**Task details:**
Without the pictures, extract every line from the start of the material to the line containing "var chart = echarts.init(document.getElementById('chart'));", both ends included.

**Dataset content:**
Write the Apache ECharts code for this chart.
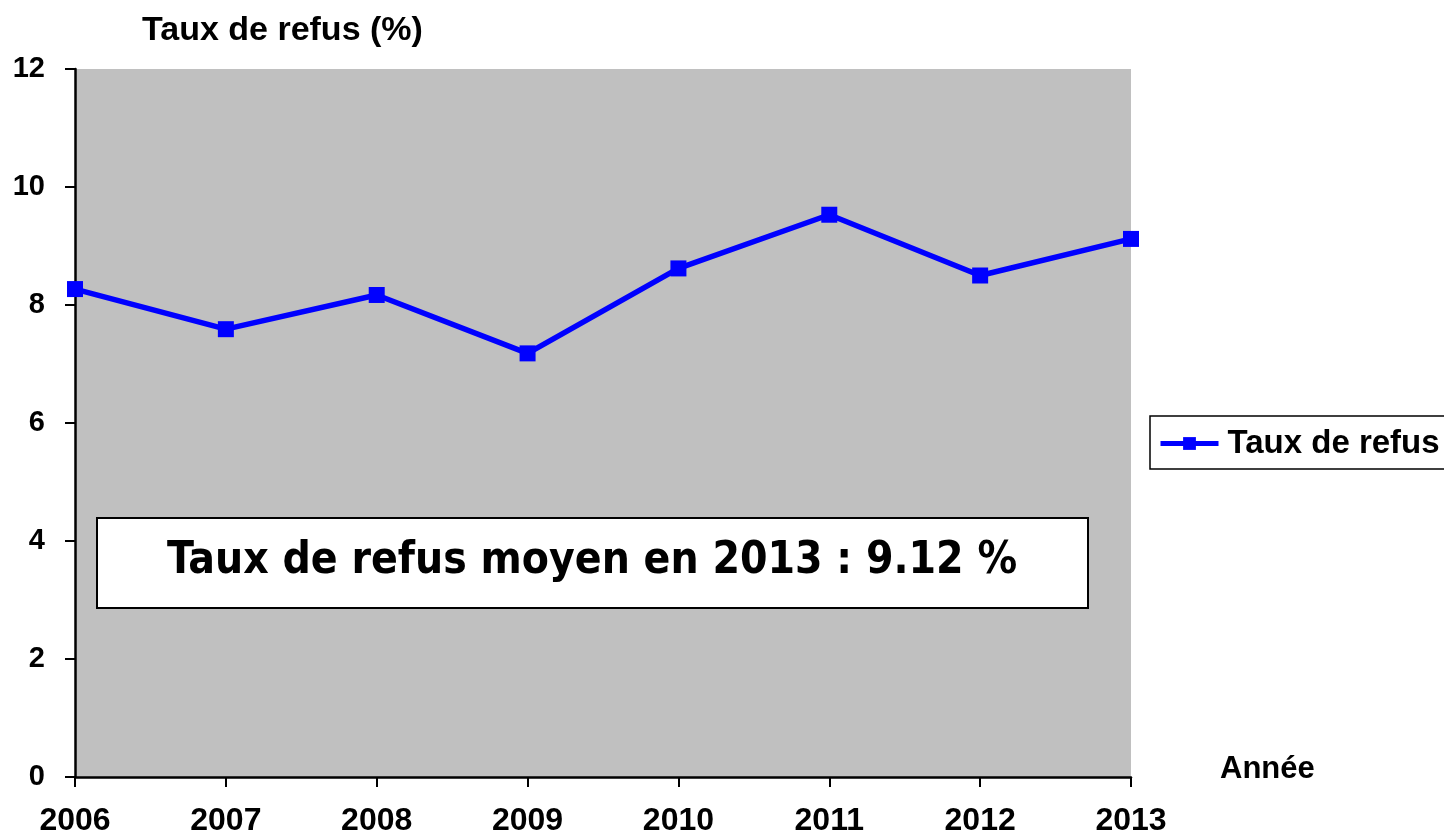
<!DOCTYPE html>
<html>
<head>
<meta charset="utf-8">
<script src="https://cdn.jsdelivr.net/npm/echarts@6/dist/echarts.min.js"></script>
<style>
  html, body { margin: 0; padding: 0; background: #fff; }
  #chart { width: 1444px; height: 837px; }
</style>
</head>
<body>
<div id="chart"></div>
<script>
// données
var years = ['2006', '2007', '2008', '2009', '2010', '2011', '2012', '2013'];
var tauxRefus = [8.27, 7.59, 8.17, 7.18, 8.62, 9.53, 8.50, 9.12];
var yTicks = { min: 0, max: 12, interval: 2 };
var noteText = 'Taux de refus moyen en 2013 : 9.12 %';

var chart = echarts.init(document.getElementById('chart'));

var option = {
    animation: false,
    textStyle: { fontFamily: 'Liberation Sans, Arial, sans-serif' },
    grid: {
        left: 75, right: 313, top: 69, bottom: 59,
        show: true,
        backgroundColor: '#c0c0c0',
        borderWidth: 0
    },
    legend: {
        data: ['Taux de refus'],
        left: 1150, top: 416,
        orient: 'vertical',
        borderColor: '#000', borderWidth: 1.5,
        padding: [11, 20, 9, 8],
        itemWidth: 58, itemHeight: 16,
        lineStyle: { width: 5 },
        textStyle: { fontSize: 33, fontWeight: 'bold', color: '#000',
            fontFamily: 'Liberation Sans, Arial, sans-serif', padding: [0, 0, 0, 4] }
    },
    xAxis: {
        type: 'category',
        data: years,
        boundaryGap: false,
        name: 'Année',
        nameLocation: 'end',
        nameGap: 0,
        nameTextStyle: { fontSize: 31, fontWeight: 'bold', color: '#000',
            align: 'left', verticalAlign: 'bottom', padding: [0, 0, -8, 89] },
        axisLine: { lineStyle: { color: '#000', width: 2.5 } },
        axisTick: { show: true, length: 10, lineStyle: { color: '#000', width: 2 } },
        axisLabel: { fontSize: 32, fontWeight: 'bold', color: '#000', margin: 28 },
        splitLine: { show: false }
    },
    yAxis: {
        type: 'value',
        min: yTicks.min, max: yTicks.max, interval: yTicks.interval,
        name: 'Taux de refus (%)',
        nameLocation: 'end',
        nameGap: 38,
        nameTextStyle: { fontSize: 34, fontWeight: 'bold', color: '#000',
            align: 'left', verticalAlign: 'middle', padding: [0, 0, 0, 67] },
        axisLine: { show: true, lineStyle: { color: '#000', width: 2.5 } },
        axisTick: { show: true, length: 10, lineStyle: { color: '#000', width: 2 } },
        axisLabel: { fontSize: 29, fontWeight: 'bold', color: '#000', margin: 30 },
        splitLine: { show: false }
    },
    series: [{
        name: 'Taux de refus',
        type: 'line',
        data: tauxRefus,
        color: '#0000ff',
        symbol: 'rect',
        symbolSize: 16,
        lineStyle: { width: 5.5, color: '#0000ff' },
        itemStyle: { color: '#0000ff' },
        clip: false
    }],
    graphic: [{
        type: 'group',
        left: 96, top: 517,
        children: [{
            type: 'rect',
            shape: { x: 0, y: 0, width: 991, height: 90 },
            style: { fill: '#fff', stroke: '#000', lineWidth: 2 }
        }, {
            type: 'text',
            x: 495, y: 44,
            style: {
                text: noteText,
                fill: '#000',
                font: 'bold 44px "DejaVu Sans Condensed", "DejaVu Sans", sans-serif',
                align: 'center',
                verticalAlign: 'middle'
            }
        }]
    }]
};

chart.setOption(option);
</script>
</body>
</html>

**Response to the exercise:**
Write the Apache ECharts code for this chart.
<!DOCTYPE html>
<html>
<head>
<meta charset="utf-8">
<script src="https://cdn.jsdelivr.net/npm/echarts@6/dist/echarts.min.js"></script>
<style>
  html, body { margin: 0; padding: 0; background: #fff; }
  #chart { width: 1444px; height: 837px; }
</style>
</head>
<body>
<div id="chart"></div>
<script>
// données
var years = ['2006', '2007', '2008', '2009', '2010', '2011', '2012', '2013'];
var tauxRefus = [8.27, 7.59, 8.17, 7.18, 8.62, 9.53, 8.50, 9.12];
var yTicks = { min: 0, max: 12, interval: 2 };
var noteText = 'Taux de refus moyen en 2013 : 9.12 %';

var chart = echarts.init(document.getElementById('chart'));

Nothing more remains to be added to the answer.